What the task requires
Count how many lines in the material below hold the word "chart"; the reply is that number alone.

Data provided

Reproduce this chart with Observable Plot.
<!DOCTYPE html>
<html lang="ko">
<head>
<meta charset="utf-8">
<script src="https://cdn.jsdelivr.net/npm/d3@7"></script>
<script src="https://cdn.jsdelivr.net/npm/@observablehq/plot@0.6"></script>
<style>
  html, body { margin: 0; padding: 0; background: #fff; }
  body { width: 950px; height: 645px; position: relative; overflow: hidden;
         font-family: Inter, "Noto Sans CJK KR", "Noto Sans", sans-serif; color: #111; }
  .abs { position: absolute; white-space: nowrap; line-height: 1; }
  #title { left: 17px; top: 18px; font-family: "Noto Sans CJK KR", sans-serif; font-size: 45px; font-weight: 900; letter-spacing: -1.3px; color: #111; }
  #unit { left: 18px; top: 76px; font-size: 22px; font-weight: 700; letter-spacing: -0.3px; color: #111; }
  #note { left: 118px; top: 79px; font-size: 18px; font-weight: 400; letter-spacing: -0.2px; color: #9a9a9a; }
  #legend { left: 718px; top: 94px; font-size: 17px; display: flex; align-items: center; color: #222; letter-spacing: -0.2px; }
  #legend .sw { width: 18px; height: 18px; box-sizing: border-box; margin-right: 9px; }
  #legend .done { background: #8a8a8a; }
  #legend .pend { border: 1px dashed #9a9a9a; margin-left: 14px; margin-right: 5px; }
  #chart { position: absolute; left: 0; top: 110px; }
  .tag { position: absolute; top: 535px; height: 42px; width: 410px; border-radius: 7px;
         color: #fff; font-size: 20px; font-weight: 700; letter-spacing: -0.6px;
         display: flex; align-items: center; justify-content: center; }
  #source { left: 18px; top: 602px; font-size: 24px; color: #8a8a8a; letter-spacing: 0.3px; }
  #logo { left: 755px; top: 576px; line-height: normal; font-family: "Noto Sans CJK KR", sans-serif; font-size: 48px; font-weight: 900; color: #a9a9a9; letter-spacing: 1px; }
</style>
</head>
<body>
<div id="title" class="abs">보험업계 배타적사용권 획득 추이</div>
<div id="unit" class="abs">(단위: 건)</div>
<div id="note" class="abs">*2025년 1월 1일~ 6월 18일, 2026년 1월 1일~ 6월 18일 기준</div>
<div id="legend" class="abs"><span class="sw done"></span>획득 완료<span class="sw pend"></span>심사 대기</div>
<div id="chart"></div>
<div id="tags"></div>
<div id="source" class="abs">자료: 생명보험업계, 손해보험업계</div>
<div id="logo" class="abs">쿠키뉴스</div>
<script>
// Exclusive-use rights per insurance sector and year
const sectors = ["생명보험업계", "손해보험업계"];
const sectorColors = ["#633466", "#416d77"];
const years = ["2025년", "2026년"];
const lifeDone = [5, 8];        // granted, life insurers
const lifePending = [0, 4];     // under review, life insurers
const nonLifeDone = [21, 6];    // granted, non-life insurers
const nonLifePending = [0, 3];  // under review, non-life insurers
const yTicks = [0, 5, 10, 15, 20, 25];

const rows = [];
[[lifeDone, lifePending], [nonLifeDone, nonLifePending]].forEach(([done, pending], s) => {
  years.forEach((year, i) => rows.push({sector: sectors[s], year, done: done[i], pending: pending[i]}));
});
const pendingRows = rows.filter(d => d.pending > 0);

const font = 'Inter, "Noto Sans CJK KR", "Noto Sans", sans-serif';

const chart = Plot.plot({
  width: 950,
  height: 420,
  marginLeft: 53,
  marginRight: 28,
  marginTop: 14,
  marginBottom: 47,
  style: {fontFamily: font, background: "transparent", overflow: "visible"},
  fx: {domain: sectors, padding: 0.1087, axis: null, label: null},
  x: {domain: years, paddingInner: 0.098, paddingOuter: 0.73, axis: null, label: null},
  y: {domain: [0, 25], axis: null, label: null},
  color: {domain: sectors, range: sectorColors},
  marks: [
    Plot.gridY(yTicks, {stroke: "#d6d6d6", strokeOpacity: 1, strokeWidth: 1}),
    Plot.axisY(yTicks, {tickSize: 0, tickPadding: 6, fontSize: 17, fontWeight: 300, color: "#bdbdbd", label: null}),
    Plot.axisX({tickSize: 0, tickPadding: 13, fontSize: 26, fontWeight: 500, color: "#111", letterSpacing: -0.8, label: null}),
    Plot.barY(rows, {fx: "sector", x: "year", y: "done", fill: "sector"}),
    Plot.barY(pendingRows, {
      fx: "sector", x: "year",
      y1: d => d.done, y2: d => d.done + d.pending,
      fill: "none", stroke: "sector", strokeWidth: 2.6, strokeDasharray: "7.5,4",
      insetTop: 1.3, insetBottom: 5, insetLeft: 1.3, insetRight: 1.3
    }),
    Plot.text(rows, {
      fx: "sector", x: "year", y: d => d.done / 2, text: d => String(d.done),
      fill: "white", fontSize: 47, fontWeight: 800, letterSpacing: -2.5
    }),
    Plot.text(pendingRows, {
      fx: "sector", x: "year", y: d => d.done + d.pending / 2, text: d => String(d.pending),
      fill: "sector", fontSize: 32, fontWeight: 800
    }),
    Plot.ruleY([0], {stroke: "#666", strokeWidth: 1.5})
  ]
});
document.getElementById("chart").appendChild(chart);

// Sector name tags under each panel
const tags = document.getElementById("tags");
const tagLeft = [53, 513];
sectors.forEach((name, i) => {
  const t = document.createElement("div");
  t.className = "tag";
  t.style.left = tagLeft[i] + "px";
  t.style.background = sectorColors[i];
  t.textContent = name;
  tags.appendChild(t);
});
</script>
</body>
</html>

Final answer
5